To call a poet a “parasite” in the judgement of a court of law is power taken to such an arrogant extreme, and an extreme of such entrenched, unshakeable confidence, that there’s no longer any need for hiding. The point is not only to silence but to humiliate, and the other point, just as critical, is to crow and spread. Judge Mme Saveleva, it appears from B.’s accusation, did just that, and so a gentle poet bore the brunt of power, was lined up in its bureaucratic crosshairs and took the bullet. For poems.

I’ll quibble with B. on one thing here: He asks that her name be remembered, in infamy and disgrace of course, but remembered and reviled. No. Forget her name. Don’t forget what she did, and don’t forget her victims. But forget her. I’ve forgotten her already. If one of our recent men of power, as just one small representative and un-named example, ever goes to prison, I will write him a long polite letter, outlining how I feel about his war, his corporation, and the people who needlessly died because of his leadership. And I will most definitely include a poem in that letter. I do hope that he lives a long, long time, so that there is ample opportunity for the interior state of his soul and his heart to become apparent across the mismatched halves of his dishonest face. When his heart finally stops, then it will be time to forget that he existed and we can relegate his banality to the comforting emptiness of a particular forgetting.

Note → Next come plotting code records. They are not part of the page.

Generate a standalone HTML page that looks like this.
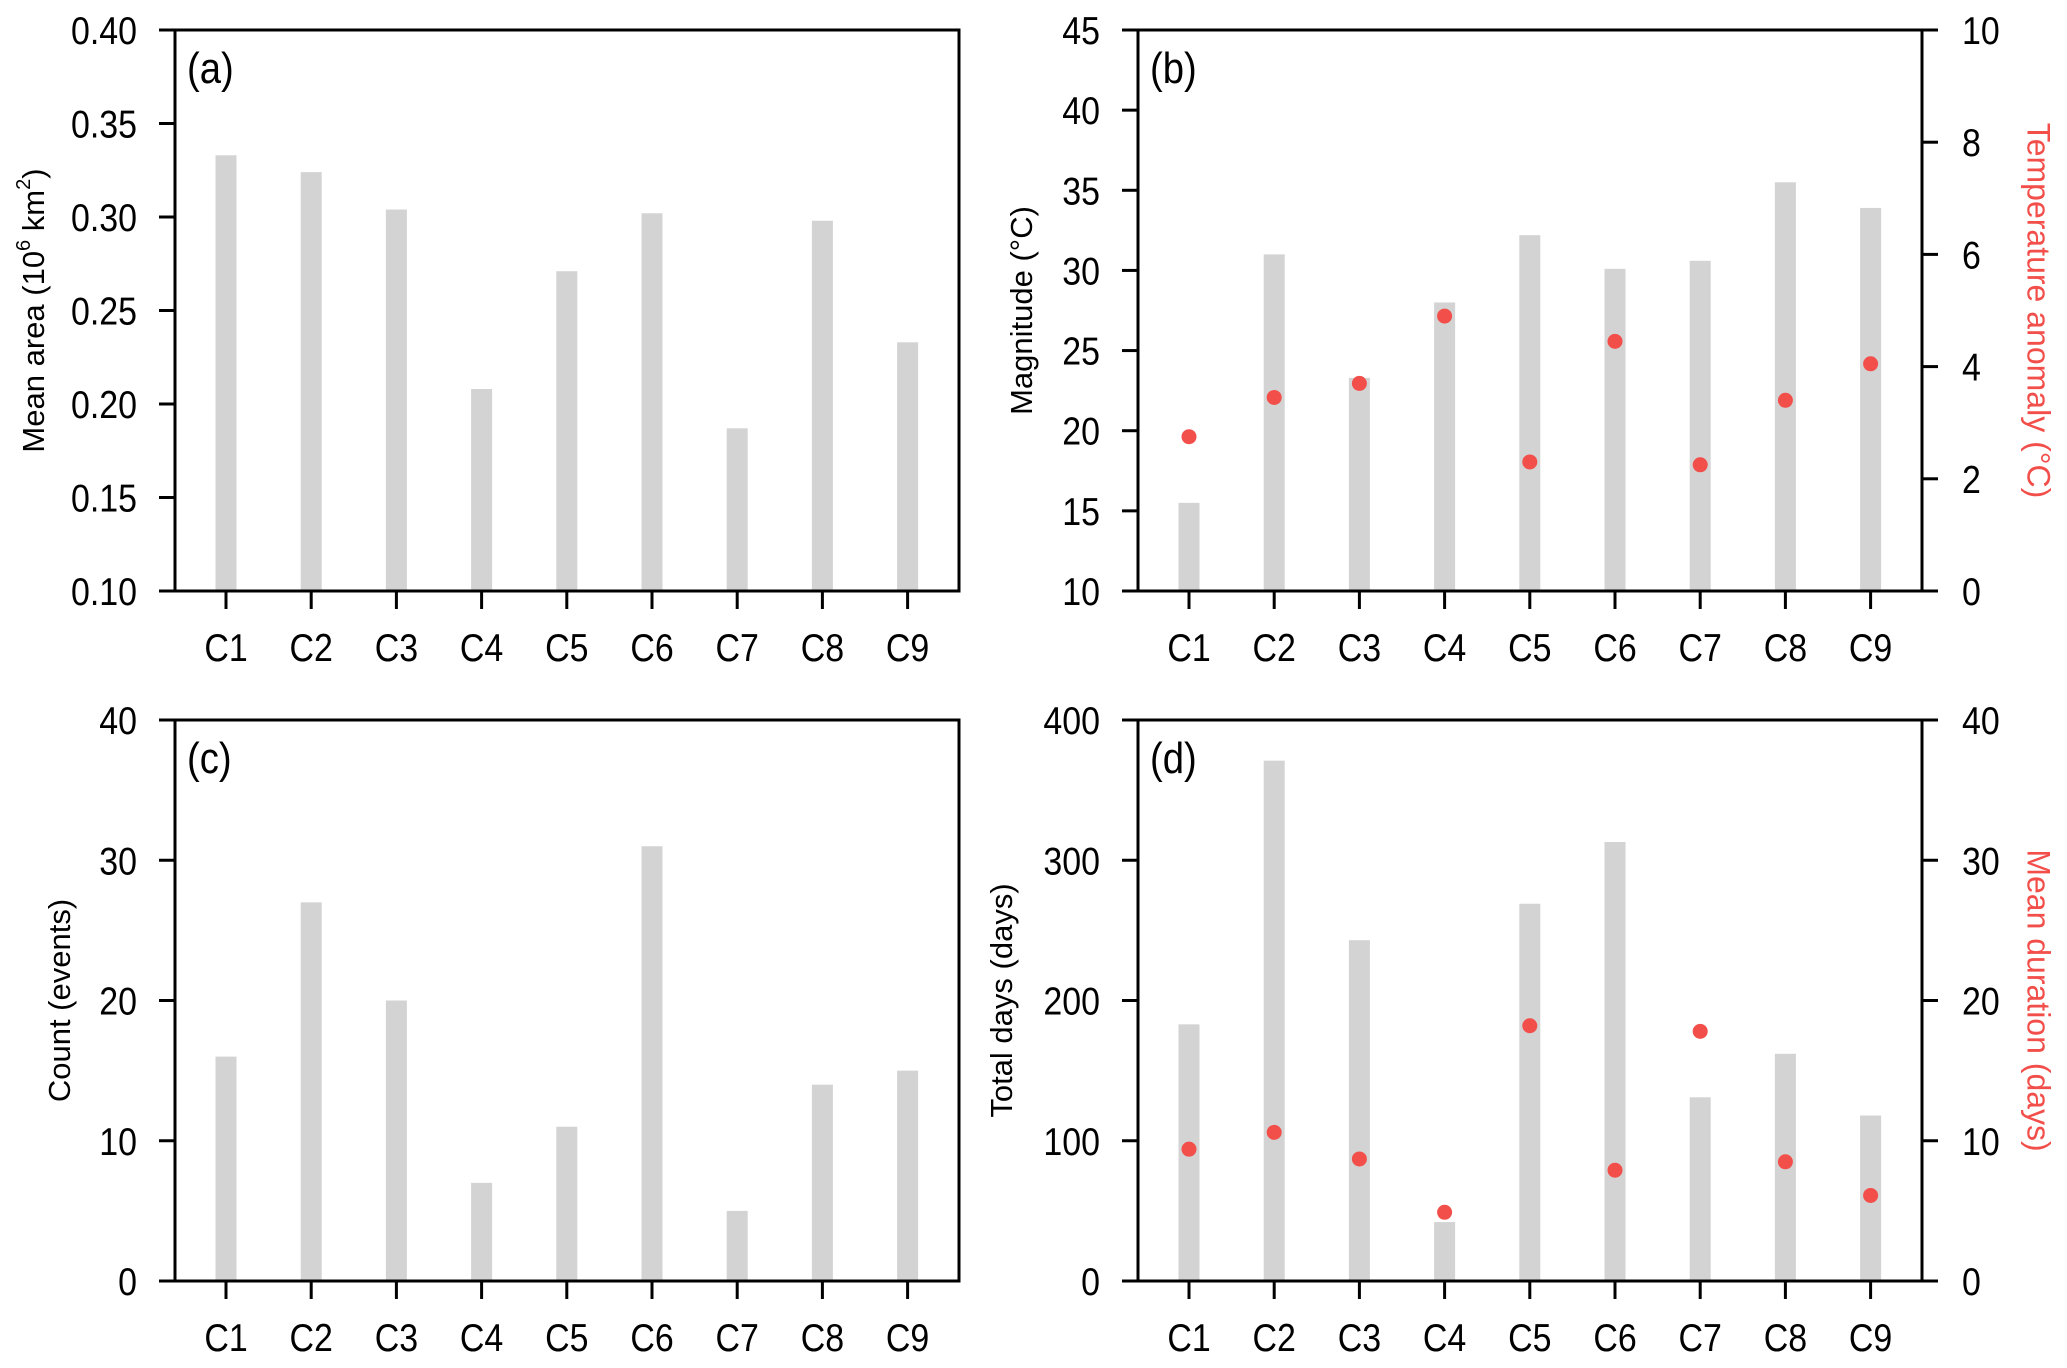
<!DOCTYPE html>
<html><head><meta charset="utf-8"><style>
html,body{margin:0;padding:0;background:#fff}
svg{display:block;font-family:"Liberation Sans",sans-serif}
</style></head><body>
<svg id="fig" width="2067" height="1368" viewBox="0 0 2067 1368"></svg>
<script>
const categories = ["C1","C2","C3","C4","C5","C6","C7","C8","C9"];
const areaValues = [0.333,0.324,0.304,0.208,0.271,0.302,0.187,0.298,0.233];
const magnitudeValues = [15.5,31,23.3,28,32.2,30.1,30.6,35.5,33.9];
const anomalyValues = [2.75,3.45,3.7,4.9,2.3,4.45,2.25,3.4,4.05];
const countValues = [16,27,20,7,11,31,5,14,15];
const totalDaysValues = [183,371,243,42,269,313,131,162,118];
const durationValues = [9.4,10.6,8.7,4.9,18.2,7.9,17.8,8.5,6.1];
const ticksA = ["0.10","0.15","0.20","0.25","0.30","0.35","0.40"];
const ticksB = ["10","15","20","25","30","35","40","45"];
const ticksBR = ["0","2","4","6","8","10"];
const ticksC = ["0","10","20","30","40"];
const ticksD = ["0","100","200","300","400"];
const ticksDR = ["0","10","20","30","40"];

const NS="http://www.w3.org/2000/svg";
const svg=document.getElementById('fig');
const RED="#f24e4a";
const SX=0.87;
function mk(tag,attrs,parent,text){const e=document.createElementNS(NS,tag);for(const k in attrs)e.setAttribute(k,attrs[k]);if(text!==undefined)e.textContent=text;(parent||svg).appendChild(e);return e;}
function ntext(px,py,anchor,size,str,parent){
  return mk('text',{x:0,y:0,'text-anchor':anchor,'font-size':size,transform:`translate(${px} ${py}) scale(${SX} 1)`},parent,str);
}

function panel(cfg){
  const g=mk('g',{});
  
  
  const L=cfg.x0,R=cfg.x0+784,T=cfg.y0,B=cfg.y0+561;
  const ymin=+cfg.ticks[0],ymax=+cfg.ticks[cfg.ticks.length-1];
  const y=v=>B-(v-ymin)/(ymax-ymin)*(B-T);
  const x=i=>L+51+i*85.2;
  cfg.bars.forEach((v,i)=>{
    const r=mk('rect',{x:x(i)-10.5,y:y(v),width:21,height:B-y(v)-1,fill:'#d3d3d3'},g);
    
    
  });
  const f=mk('rect',{x:L,y:T,width:R-L,height:B-T,fill:'none',stroke:'#000','stroke-width':3},g);
  
  
  cfg.ticks.forEach(t=>{
    const yy=y(+t);
    mk('line',{x1:L-16,x2:L,y1:yy,y2:yy,stroke:'#000','stroke-width':3},g);
    const tx=ntext(L-38,yy+14,'end',39,t,g);
    
    
  });
  categories.forEach((c,i)=>{
    mk('line',{x1:x(i),x2:x(i),y1:B,y2:B+18,stroke:'#000','stroke-width':3},g);
    const tx=ntext(x(i),B+70,'middle',39,c,g);
    
    
  });
  const pl=ntext(L+12,T+53,'start',44,'('+cfg.id+')',g);
  
  
  const tcx=cfg.titleX,tcy=(T+B)/2;
  const tt=mk('text',{x:tcx,y:tcy,'text-anchor':'middle','font-size':31,transform:`rotate(-90 ${tcx} ${tcy})`,'dominant-baseline':'middle'},g);
  
  
  cfg.title(tt);
  if(cfg.right){
    const rmin=+cfg.rticks[0],rmax=+cfg.rticks[cfg.rticks.length-1];
    const yr=v=>B-(v-rmin)/(rmax-rmin)*(B-T);
    cfg.rticks.forEach(t=>{
      const yy=yr(+t);
      mk('line',{x1:R,x2:R+16,y1:yy,y2:yy,stroke:'#000','stroke-width':3},g);
      const tx=ntext(R+40,yy+14,'start',39,t,g);
      
      
    });
    cfg.right.forEach((v,i)=>{
      const c=mk('circle',{cx:x(i),cy:yr(v),r:7.5,fill:RED},g);
      
      
    });
    const rx=2036;
    const rt=mk('text',{x:rx,y:tcy,'text-anchor':'middle','font-size':32,fill:RED,transform:`rotate(90 ${rx} ${tcy})`,'dominant-baseline':'middle'},g,cfg.rtitle);
    
    
  }
}
function sup(t,s){const e=document.createElementNS(NS,'tspan');e.setAttribute('baseline-shift','super');e.setAttribute('font-size','20');e.textContent=s;t.appendChild(e);}
function txt(t,s){const e=document.createElementNS(NS,'tspan');e.textContent=s;t.appendChild(e);}

panel({id:'a',x0:175,y0:30,ticks:ticksA,bars:areaValues,titleX:36,
  title:t=>{txt(t,'Mean area (10');sup(t,'6');txt(t,' km');sup(t,'2');txt(t,')');}});
panel({id:'b',x0:1138,y0:30,ticks:ticksB,bars:magnitudeValues,titleX:1024,
  title:t=>txt(t,'Magnitude (°C)'),right:anomalyValues,rticks:ticksBR,rtitle:'Temperature anomaly (°C)'});
panel({id:'c',x0:175,y0:720,ticks:ticksC,bars:countValues,titleX:62,
  title:t=>txt(t,'Count (events)')});
panel({id:'d',x0:1138,y0:720,ticks:ticksD,bars:totalDaysValues,titleX:1004,
  title:t=>txt(t,'Total days (days)'),right:durationValues,rticks:ticksDR,rtitle:'Mean duration (days)'});
</script>
</body></html>
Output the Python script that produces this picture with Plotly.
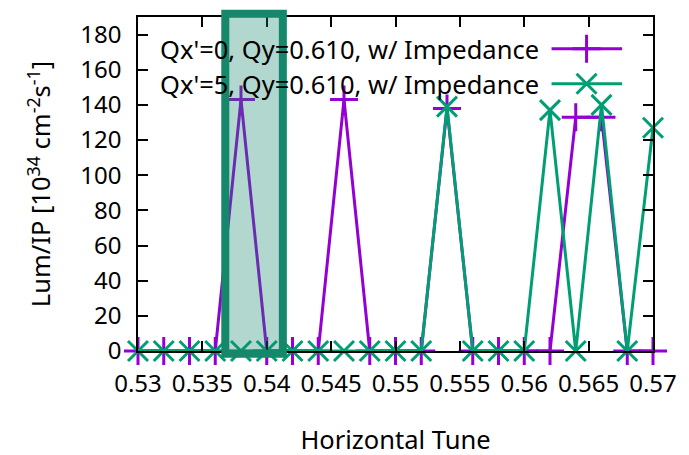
import plotly.graph_objects as go

tune = [0.530, 0.532, 0.534, 0.536, 0.538, 0.540, 0.542, 0.544, 0.546, 0.548, 0.550,
        0.552, 0.554, 0.556, 0.558, 0.560, 0.562, 0.564, 0.566, 0.568, 0.570]
lum_qx0 = [0, 0, 0, 0, 143, 0, 0, 0, 143, 0, 0,
           0, 138, 0, 0, 0, 0, 133, 133, 0, 0]
lum_qx5 = [0, 0, 0, 0, 0, 0, 0, 0, 0, 0, 0,
           0, 139, 0, 0, 0, 137, 0, 140, 0, 127]
names = ["Qx'=0, Qy=0.610, w/ Impedance", "Qx'=5, Qy=0.610, w/ Impedance"]
x_ticks = [0.53, 0.535, 0.54, 0.545, 0.55, 0.555, 0.56, 0.565, 0.57]
x_tick_text = ["0.53", "0.535", "0.54", "0.545", "0.55", "0.555", "0.56", "0.565", "0.57"]
y_ticks = [0, 20, 40, 60, 80, 100, 120, 140, 160, 180]

PURPLE = "#9400d3"
GREEN = "#009e73"
FONT = "Noto Sans"
FS = 24
FS_TXT = 25.5

fig = go.Figure()
fig.add_trace(go.Scatter(x=tune, y=lum_qx0, mode="lines+markers", name=names[0],
                         line=dict(color=PURPLE, width=3),
                         marker=dict(symbol="cross-thin", size=20, line=dict(color=PURPLE, width=3)),
                         cliponaxis=False, showlegend=False))
fig.add_trace(go.Scatter(x=tune, y=lum_qx5, mode="lines+markers", name=names[1],
                         line=dict(color=GREEN, width=3),
                         marker=dict(symbol="x-thin", size=20, line=dict(color=GREEN, width=3)),
                         cliponaxis=False, showlegend=False))

# custom gnuplot-style legend (text then sample)
leg_y = [0.905, 0.80]
for nm, col, sym, ly in zip(names, [PURPLE, GREEN], ["cross-thin", "x-thin"], leg_y):
    fig.add_annotation(xref="paper", yref="paper", x=0.782, y=ly, text=nm, showarrow=False,
                       xanchor="right", yanchor="middle", font=dict(family=FONT, size=FS_TXT, color="black"))
    fig.add_trace(go.Scatter(x=[0.803, 0.94], y=[ly, ly], xaxis="x2", yaxis="y2",
                             mode="lines", line=dict(color=col, width=3),
                             showlegend=False, hoverinfo="skip"))
    fig.add_trace(go.Scatter(x=[0.871], y=[ly], xaxis="x2", yaxis="y2", mode="markers",
                             marker=dict(symbol=sym, size=20, line=dict(color=col, width=3)),
                             showlegend=False, hoverinfo="skip"))

# highlight box
fig.add_shape(type="rect", xref="x", yref="paper", x0=0.53678, x1=0.54125, y0=-0.008, y1=1.01,
              line=dict(color="#15876a", width=8), fillcolor="rgba(21,135,106,0.33)", layer="above")

axis_common = dict(showgrid=False, zeroline=False, showline=True, linecolor="black", linewidth=1.5,
                   mirror="ticks", ticks="inside", ticklen=10, tickwidth=1.5, tickcolor="black",
                   tickfont=dict(family=FONT, size=FS, color="black"), ticklabelstandoff=10)
fig.update_layout(
    width=689, height=455,
    margin=dict(l=130, r=44, t=7, b=112),
    paper_bgcolor="white", plot_bgcolor="white",
    xaxis=dict(range=[0.53, 0.57], tickvals=x_ticks, ticktext=x_tick_text,
               title=dict(text="Horizontal Tune", font=dict(family=FONT, size=FS_TXT, color="black"), standoff=34),
               **axis_common),
    yaxis=dict(range=[0, 190], tickvals=y_ticks,
               title=dict(text="Lum/IP [10<sup>34</sup> cm<sup>-2</sup>s<sup>-1</sup>]",
                          font=dict(family=FONT, size=FS_TXT, color="black"), standoff=22),
               **axis_common),
    xaxis2=dict(domain=[0, 1], range=[0, 1], visible=False, overlaying="x", anchor="y2"),
    yaxis2=dict(domain=[0, 1], range=[0, 1], visible=False, overlaying="y", anchor="x2"),
    font=dict(family=FONT, size=FS, color="black"),
)
fig.write_html("out.html")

Communism in the guise that Berryman knew it, in the Soviet Union, has collapsed. It perpetuates for now in other areas, but the USSR is gone. It does have thriving kin and spawn, however. If poetry can teach as well as terrify and comfort, then so much the better. But that’s why some tyrannies imprison poets. Terry Tempest Williams writes about a protest she participated in. She had a pencil and notepad in her pocket. “What are these?” the arresting officer asked. “Weapons,” she replied.